Side-by-Side: Where Each Approach Excels¶
Summary¶
| Dimension | Winner | Evidence | Impact |
|---|---|---|---|
| Column-level precision | DFA | 61 column-level fdd relationships traced across 9 lineage paths | High |
| Multi-source expressions | DFA | CASE/TRIM/LEAD window functions traced to source columns | Medium |
| FK/ER relationships | Tie | No FK constraints in this DDL-only warehouse schema | Low |
| fdd vs fdr distinction | DFA | All 61 relationships correctly classified as fdd (direct dataflow) | Medium |
| Novel/vendor-specific syntax | Tie | Standard T-SQL patterns (BULK INSERT, ROW_NUMBER, LEAD, CASE) | Low |
| Semantic understanding | LLM | Described business logic: dedup strategy, gender normalization, date validation | Low |
| Graceful degradation | Tie | No crashes on either side; all SQL parsed successfully | Low |
| Aggregate/string functions | DFA | TRIM traced through function resultsets to source columns | Medium |
| Trigger/procedure bodies | Tie | Both correctly traced INSERT...SELECT inside stored procedures | High |
Detail¶
DFA Advantages in This Codebase¶
- Column-level precision: DFA traced 61 individual column-to-column relationships. For example,
gold.dim_customers.first_name<-silver.crm_cust_info.cst_firstnamevia TRIM function. LLM identified table-level lineage but did not enumerate every column mapping. - Function tracing: DFA created intermediate
resultsetnodes for TRIM, NULLIF, and other functions, showing how data flows through transformations at the column level. - Procedure detection: DFA identified
silver.load_silveras a procedure and correctly attributed all 6 INSERT operations to it, with procedure IDs linking processes to their parent procedure.

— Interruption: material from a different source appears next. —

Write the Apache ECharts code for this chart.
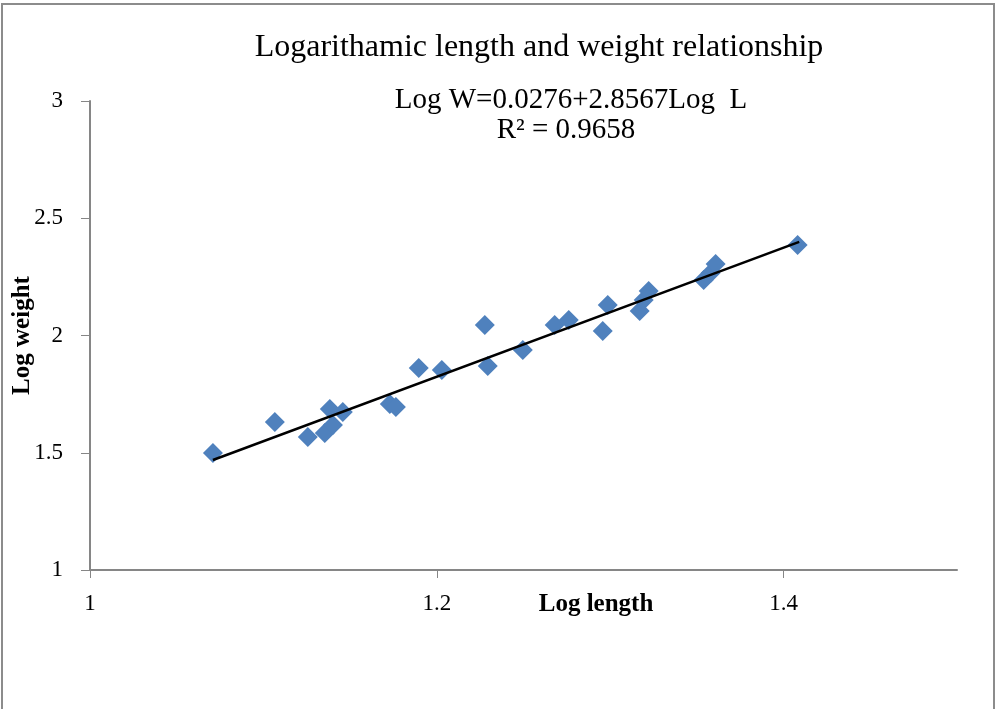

LLM Advantages in This Codebase¶
- Business logic understanding: LLM described transformation intent -- e.g., "normalize marital status (S->Single, M->Married)", "dedup by most recent cst_create_date per customer", "filter future birthdates to NULL". DFA traces the dataflow but doesn't capture business meaning.
- Architecture comprehension: LLM identified the 3-layer ETL pattern (Bronze->Silver->Gold), star schema design, and multi-source integration (CRM + ERP) -- structural insights that DFA doesn't produce.
Tie / Both Correct¶
- Both approaches correctly identified all 9 lineage relationships with matching source/target tables.

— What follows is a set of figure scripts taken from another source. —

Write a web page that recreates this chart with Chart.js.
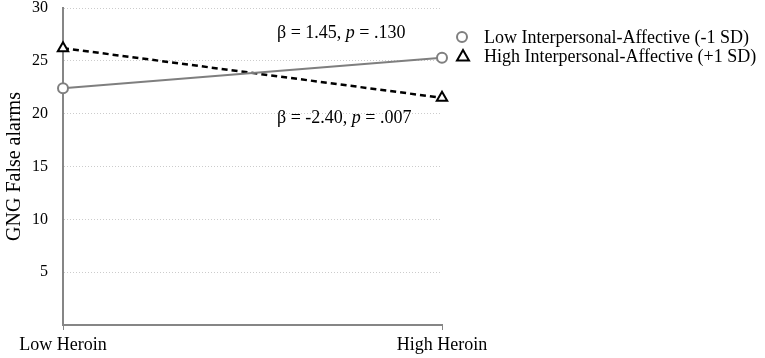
<!DOCTYPE html>
<html>
<head>
<meta charset="utf-8">
<script src="https://cdn.jsdelivr.net/npm/chart.js@4/dist/chart.umd.min.js"></script>
<style>
  html, body { margin: 0; padding: 0; background: #fff; overflow: hidden; }
  canvas { display: block; }
</style>
</head>
<body>
<canvas id="myChart" width="765" height="358"></canvas>
<script>
const categories = ["Low Heroin", "High Heroin"];
const lowIA = [22.4, 25.3];
const highIA = [26.2, 21.5];
const seriesNames = ["Low Interpersonal-Affective (-1 SD)", "High Interpersonal-Affective (+1 SD)"];
const annotations = [
  ["β = 1.45, ", "p", " = .130"],
  ["β = -2.40, ", "p", " = .007"]
];

const serif = "'Liberation Serif', 'Times New Roman', serif";
const grayLine = "#7f7f7f";

function drawMarker(ctx, kind, x, y, color) {
  ctx.save();
  ctx.lineWidth = 2;
  ctx.strokeStyle = color;
  ctx.fillStyle = "#fff";
  ctx.beginPath();
  if (kind === "circle") {
    ctx.arc(x, y, 5, 0, Math.PI * 2);
  } else {
    ctx.moveTo(x, y - 6);
    ctx.lineTo(x + 6, y + 4.5);
    ctx.lineTo(x - 6, y + 4.5);
    ctx.closePath();
  }
  ctx.fill();
  ctx.stroke();
  ctx.restore();
}

// legend + beta labels
const extras = {
  id: "extras",
  afterDraw(chart) {
    const ctx = chart.ctx;
    ctx.save();
    ctx.font = "18px " + serif;
    ctx.fillStyle = "#000";
    ctx.textBaseline = "middle";
    drawMarker(ctx, "circle", 462, 37, grayLine);
    drawMarker(ctx, "triangle", 463, 56, "#000");
    ctx.fillText(seriesNames[0], 484, 38);
    ctx.fillText(seriesNames[1], 484, 57);

    const spots = [[277, 33], [277, 118]];
    annotations.forEach((parts, i) => {
      let x = spots[i][0];
      parts.forEach((p, j) => {
        ctx.font = (j === 1 ? "italic " : "") + "18px " + serif;
        ctx.fillText(p, x, spots[i][1]);
        x += ctx.measureText(p).width;
      });
    });
    ctx.restore();
  }
};

new Chart("myChart", {
  type: "line",
  data: {
    labels: categories,
    datasets: [
      {
        label: seriesNames[0],
        data: lowIA,
        borderColor: grayLine,
        borderWidth: 2,
        pointStyle: "circle",
        pointRadius: 5,
        pointBorderWidth: 2,
        pointBorderColor: grayLine,
        pointBackgroundColor: "#fff"
      },
      {
        label: seriesNames[1],
        data: highIA,
        borderColor: "#000",
        borderWidth: 2.5,
        borderDash: [6, 4],
        pointStyle: "triangle",
        pointRadius: 6,
        pointBorderWidth: 2,
        pointBorderColor: "#000",
        pointBackgroundColor: "#fff"
      }
    ]
  },
  options: {
    responsive: false,
    animation: false,
    devicePixelRatio: 1,
    layout: { padding: { left: 3, right: 323, top: 7, bottom: 0 } },
    plugins: {
      legend: { display: false },
      tooltip: { enabled: false }
    },
    scales: {
      x: {
        offset: false,
        grid: {
          drawOnChartArea: false,
          drawTicks: true,
          tickLength: 5,
          color: "#868686"
        },
        border: { color: "#868686", width: 2 },
        ticks: {
          color: "#000",
          padding: 4,
          maxRotation: 0,
          font: { family: serif, size: 18 }
        },
        afterFit: (scale) => { scale.height = 33; }
      },
      y: {
        min: 0,
        max: 30,
        ticks: {
          stepSize: 5,
          color: "#000",
          padding: 15,
          font: { family: serif, size: 16 },
          callback: (v) => (v === 0 ? "" : v)
        },
        grid: {
          drawTicks: false,
          color: (c) => (c.tick && c.tick.value === 0 ? "rgba(0,0,0,0)" : "#cccccc"),
          lineWidth: 1
        },
        border: { color: "#868686", width: 2, dash: [1, 2] },
        title: {
          display: true,
          text: "GNG False alarms",
          color: "#000",
          padding: 0,
          font: { family: serif, size: 20 }
        },
        afterFit: (scale) => {
          scale.width = 60;
          scale.paddingTop = 0;
          scale.paddingBottom = 0;
        }
      }
    }
  },
  plugins: [extras]
});
</script>
</body>
</html>
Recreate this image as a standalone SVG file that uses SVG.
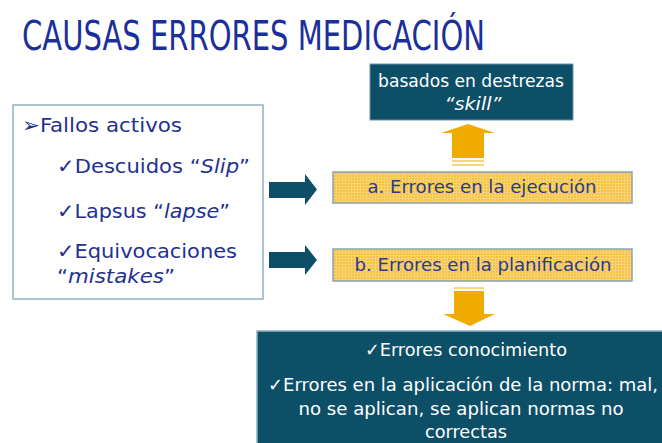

- Both correctly handled stored procedure bodies with TRUNCATE+INSERT patterns.
- Both correctly handled CREATE VIEW with multi-table LEFT JOINs and window functions (ROW_NUMBER, LEAD).

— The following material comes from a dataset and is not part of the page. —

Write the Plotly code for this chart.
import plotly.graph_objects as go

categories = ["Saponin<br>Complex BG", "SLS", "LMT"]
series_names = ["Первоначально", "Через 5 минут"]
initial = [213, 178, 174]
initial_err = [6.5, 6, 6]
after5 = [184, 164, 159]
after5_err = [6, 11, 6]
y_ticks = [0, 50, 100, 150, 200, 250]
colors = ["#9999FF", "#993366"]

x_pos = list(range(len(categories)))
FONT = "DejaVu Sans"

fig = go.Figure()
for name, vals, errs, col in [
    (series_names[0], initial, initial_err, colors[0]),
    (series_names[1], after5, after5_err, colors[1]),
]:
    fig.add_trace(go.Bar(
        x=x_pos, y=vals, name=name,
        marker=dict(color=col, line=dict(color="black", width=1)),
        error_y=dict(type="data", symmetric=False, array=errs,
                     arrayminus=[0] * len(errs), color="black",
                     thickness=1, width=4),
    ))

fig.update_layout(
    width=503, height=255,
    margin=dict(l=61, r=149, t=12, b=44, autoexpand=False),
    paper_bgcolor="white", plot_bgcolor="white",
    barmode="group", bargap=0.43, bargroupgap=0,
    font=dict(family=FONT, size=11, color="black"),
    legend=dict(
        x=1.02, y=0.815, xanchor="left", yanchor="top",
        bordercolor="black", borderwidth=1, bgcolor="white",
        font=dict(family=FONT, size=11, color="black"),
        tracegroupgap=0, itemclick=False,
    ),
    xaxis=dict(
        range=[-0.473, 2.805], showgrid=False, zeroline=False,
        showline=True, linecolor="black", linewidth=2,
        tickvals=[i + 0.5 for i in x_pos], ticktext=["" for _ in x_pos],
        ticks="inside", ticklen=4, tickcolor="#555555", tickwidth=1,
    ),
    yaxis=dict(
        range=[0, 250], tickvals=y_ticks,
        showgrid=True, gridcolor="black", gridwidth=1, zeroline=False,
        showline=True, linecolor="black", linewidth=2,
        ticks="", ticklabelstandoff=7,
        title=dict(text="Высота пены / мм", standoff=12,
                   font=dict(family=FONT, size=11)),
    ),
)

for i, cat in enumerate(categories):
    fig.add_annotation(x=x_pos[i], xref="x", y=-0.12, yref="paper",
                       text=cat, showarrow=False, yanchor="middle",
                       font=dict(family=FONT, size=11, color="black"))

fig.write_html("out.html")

- Neither had issues with the standard T-SQL syntax used in this project.
Recommendations¶
- DFA
/dmode should skip.git/directories -- this would eliminate 18,000+ spurious error messages and improve performance. - BULK INSERT lineage: Consider adding optional support for BULK INSERT source tracking (noting the CSV filename as an external source), useful for end-to-end lineage in ETL pipelines.
- No parser fixes needed: All SQL in this project parsed successfully with the MSSQL parser.